- [THE PROBLEM]
Stop at the line containing "12.75 MPa: max.": repeat exactly every line of the entries below from the first up to it, plus that line, with pictures omitted.

[Stored data entries]

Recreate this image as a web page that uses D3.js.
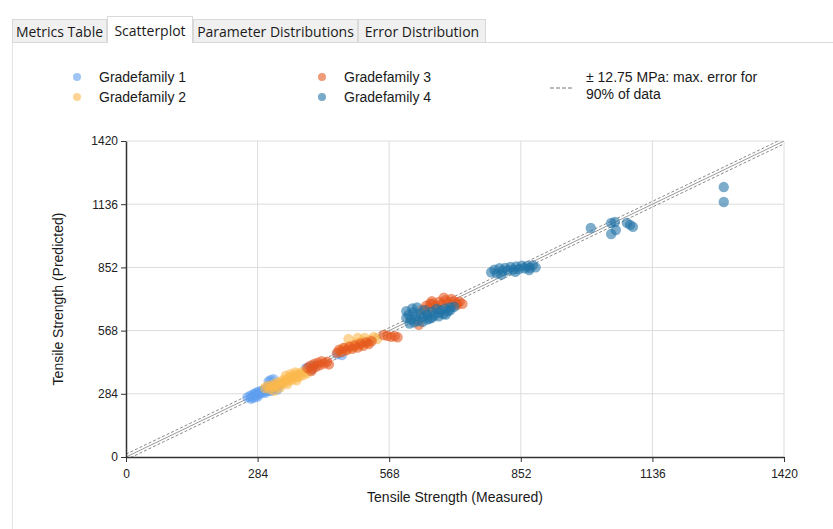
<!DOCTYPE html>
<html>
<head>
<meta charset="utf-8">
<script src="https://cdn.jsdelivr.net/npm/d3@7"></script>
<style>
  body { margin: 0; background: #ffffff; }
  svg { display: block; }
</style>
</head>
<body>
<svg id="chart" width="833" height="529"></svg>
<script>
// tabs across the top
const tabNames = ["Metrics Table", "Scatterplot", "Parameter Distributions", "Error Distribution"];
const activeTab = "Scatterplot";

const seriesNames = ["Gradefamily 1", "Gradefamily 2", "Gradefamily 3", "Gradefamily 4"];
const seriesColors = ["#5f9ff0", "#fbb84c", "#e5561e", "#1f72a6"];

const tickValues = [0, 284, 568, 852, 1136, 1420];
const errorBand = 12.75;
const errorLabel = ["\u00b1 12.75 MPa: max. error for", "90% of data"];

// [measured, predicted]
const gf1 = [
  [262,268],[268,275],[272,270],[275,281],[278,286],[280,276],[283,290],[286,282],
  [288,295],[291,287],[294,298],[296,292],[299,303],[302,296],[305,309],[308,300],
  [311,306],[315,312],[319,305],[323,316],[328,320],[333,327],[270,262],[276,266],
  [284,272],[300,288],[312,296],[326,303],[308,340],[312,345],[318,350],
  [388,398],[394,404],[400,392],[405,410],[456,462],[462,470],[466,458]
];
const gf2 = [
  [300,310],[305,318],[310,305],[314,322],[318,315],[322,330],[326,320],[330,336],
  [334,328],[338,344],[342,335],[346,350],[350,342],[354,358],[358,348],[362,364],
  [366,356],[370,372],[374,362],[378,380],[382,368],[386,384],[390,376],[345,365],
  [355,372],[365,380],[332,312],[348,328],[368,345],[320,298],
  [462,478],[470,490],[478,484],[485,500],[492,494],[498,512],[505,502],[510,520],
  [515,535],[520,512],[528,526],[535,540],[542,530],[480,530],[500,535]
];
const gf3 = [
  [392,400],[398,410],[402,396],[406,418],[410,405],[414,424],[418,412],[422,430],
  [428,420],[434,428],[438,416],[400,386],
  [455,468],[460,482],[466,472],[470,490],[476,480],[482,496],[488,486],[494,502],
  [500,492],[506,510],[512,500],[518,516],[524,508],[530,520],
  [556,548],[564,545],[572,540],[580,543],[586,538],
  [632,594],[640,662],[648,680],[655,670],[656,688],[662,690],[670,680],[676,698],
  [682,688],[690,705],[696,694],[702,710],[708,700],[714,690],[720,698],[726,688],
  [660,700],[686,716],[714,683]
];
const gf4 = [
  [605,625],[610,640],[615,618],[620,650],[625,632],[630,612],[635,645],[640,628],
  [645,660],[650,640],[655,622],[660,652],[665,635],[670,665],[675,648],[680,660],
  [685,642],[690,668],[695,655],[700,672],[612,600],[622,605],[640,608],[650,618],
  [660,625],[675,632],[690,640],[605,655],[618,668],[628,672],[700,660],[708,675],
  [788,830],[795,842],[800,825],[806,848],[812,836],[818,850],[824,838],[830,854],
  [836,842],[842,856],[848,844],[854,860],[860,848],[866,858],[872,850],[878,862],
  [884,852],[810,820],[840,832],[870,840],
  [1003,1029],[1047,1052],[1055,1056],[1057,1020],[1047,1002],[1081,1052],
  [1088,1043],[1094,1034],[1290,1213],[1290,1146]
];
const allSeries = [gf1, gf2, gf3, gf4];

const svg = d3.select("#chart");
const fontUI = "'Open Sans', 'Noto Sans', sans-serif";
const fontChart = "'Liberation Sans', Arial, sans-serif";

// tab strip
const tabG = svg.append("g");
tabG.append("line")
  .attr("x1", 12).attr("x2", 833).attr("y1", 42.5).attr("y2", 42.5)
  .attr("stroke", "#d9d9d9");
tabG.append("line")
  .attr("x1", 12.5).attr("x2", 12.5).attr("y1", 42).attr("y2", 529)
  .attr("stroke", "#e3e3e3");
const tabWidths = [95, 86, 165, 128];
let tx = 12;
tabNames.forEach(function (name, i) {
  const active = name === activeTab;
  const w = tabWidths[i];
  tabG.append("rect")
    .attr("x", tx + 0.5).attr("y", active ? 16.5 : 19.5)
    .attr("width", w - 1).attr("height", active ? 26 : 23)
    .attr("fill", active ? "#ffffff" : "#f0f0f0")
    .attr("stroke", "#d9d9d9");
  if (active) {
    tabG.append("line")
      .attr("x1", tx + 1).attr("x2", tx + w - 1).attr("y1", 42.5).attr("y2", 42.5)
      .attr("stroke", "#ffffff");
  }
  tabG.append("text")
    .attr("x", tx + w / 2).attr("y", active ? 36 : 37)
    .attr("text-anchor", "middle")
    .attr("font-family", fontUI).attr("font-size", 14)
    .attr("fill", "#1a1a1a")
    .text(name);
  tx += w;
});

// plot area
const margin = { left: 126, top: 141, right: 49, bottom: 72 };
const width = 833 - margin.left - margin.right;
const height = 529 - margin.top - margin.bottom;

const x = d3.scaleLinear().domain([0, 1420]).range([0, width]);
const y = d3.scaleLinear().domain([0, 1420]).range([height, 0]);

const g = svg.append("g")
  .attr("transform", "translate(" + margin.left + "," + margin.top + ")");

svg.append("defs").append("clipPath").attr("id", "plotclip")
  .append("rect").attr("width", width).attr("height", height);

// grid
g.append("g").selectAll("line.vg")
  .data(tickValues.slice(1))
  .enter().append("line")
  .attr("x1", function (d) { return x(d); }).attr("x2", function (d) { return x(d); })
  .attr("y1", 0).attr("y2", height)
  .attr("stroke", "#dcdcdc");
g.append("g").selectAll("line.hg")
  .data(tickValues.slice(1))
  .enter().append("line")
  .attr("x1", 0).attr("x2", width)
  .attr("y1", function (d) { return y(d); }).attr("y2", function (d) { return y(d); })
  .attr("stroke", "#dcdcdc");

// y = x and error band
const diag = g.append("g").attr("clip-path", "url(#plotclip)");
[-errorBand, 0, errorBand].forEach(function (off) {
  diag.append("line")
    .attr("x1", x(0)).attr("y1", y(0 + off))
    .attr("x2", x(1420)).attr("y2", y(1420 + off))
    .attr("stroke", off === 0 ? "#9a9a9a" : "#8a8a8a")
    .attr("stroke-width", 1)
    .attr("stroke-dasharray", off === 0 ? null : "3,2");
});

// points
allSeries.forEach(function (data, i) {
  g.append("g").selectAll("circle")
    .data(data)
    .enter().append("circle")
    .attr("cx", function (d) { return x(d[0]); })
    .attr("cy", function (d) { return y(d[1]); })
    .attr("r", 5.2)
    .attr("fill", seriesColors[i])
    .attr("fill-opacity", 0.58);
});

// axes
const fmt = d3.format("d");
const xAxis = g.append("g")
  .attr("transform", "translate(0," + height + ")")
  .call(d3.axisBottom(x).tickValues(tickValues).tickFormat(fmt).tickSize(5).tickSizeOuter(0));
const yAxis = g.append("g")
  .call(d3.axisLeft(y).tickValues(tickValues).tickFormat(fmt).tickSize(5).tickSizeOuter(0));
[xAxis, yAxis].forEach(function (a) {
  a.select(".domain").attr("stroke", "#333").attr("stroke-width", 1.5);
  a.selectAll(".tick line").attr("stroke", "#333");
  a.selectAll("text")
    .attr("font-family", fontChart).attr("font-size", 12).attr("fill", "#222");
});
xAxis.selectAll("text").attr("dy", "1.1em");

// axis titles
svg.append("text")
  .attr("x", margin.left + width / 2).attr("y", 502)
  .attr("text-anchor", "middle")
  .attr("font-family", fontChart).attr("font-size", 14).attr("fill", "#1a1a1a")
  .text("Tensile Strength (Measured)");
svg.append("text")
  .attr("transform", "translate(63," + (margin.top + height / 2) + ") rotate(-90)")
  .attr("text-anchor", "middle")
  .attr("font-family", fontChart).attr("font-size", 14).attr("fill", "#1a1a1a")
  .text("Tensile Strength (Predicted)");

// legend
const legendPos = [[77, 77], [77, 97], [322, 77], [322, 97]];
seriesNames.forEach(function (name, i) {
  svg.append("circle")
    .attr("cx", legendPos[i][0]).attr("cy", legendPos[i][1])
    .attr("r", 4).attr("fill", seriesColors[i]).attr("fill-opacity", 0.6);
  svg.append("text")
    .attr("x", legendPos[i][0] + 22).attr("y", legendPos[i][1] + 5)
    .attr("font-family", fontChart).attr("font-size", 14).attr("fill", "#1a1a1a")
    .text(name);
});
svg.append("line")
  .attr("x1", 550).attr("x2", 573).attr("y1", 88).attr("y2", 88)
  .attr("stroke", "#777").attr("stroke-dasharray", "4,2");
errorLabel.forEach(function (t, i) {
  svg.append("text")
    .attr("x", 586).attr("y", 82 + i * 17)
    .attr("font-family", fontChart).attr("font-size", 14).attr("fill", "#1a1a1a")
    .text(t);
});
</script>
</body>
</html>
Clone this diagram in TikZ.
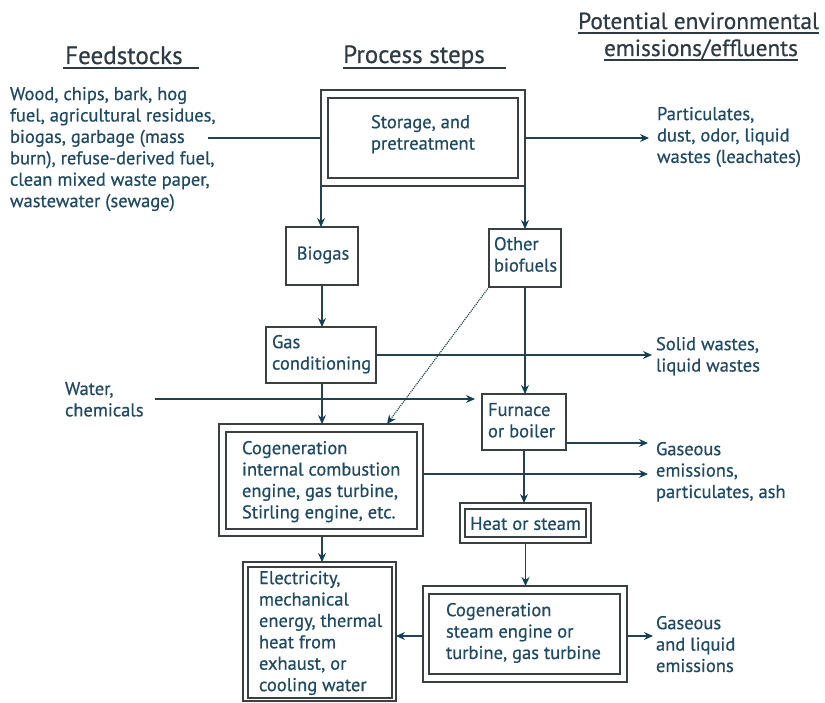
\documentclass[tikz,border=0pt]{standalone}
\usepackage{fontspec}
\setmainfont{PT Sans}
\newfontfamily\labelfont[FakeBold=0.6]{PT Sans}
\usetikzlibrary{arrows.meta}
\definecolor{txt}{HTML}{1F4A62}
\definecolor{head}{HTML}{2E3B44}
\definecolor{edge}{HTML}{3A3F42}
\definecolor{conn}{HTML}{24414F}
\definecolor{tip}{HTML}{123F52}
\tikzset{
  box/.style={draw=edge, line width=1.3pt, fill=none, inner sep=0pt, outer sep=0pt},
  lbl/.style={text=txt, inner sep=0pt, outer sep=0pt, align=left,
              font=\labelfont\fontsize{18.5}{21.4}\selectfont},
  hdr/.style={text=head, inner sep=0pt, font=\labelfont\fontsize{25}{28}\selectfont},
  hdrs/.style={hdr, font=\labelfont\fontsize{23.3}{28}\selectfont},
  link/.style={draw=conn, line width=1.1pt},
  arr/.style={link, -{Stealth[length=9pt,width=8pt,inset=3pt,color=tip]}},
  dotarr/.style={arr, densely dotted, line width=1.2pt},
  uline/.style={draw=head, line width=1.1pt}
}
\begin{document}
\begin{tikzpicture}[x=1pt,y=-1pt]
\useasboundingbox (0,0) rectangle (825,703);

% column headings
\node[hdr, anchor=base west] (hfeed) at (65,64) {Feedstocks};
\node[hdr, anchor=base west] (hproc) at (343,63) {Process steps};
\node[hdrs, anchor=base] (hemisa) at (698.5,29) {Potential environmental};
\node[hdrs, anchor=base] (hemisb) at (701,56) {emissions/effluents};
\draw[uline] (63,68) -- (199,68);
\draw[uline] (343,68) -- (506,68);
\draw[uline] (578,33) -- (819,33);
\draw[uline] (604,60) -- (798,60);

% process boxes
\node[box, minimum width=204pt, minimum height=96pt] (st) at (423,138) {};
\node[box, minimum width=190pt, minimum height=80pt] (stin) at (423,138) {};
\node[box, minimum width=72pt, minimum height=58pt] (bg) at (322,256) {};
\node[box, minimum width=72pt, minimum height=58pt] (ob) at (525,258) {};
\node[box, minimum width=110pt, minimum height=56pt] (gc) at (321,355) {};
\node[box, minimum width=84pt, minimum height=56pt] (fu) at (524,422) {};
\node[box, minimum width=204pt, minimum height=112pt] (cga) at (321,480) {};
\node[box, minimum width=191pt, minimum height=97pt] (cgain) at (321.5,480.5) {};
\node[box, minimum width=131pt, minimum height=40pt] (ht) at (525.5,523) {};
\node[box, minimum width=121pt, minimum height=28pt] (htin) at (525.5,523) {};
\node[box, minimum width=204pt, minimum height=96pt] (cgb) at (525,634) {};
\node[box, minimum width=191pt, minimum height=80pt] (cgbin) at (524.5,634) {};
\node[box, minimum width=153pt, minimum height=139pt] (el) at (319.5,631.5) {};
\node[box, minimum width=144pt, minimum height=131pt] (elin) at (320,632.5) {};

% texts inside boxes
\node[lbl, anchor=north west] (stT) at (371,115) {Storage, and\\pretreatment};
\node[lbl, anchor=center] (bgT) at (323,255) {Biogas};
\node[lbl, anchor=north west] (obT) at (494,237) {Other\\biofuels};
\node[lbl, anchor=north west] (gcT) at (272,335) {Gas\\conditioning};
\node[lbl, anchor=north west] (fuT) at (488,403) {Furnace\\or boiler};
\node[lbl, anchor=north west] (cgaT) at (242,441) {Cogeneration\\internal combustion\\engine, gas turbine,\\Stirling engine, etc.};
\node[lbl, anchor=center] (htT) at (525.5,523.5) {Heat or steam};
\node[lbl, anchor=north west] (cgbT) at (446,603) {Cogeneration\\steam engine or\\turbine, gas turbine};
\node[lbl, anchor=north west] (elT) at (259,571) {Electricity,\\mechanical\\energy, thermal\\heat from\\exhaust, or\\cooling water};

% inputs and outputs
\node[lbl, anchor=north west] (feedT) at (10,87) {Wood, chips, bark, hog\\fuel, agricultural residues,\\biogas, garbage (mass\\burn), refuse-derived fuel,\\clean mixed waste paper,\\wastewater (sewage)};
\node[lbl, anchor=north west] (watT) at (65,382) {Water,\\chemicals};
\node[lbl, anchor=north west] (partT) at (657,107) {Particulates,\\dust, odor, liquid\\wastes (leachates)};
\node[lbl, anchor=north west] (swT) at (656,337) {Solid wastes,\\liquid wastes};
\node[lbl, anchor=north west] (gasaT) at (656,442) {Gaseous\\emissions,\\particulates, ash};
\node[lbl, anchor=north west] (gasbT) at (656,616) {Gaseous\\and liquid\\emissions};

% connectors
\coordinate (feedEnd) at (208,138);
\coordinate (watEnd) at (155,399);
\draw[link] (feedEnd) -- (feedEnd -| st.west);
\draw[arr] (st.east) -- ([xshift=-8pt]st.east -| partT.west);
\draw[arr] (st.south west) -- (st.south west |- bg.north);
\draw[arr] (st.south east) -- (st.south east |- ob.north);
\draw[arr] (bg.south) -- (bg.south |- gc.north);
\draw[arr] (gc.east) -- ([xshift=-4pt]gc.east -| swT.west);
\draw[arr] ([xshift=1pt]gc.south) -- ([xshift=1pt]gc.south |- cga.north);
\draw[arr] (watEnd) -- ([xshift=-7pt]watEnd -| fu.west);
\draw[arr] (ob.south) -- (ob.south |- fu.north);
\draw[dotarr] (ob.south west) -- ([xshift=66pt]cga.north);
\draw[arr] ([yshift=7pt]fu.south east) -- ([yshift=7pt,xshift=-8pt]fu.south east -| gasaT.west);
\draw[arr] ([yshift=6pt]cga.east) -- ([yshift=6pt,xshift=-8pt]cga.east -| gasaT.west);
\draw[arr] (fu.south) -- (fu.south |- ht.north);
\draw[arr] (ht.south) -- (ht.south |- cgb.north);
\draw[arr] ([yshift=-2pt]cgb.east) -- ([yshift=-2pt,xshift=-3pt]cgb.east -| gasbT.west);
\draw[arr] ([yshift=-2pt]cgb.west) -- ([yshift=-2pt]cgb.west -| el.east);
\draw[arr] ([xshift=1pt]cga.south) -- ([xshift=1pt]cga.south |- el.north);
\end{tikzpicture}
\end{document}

- [SOLUTION TO THIS TASK]
Recreate this image as a web page that uses D3.js.
<!DOCTYPE html>
<html>
<head>
<meta charset="utf-8">
<script src="https://cdn.jsdelivr.net/npm/d3@7"></script>
<style>
  body { margin: 0; background: #ffffff; }
  svg { display: block; }
</style>
</head>
<body>
<svg id="chart" width="833" height="529"></svg>
<script>
// tabs across the top
const tabNames = ["Metrics Table", "Scatterplot", "Parameter Distributions", "Error Distribution"];
const activeTab = "Scatterplot";

const seriesNames = ["Gradefamily 1", "Gradefamily 2", "Gradefamily 3", "Gradefamily 4"];
const seriesColors = ["#5f9ff0", "#fbb84c", "#e5561e", "#1f72a6"];

const tickValues = [0, 284, 568, 852, 1136, 1420];
const errorBand = 12.75;
const errorLabel = ["\u00b1 12.75 MPa: max. error for", "90% of data"];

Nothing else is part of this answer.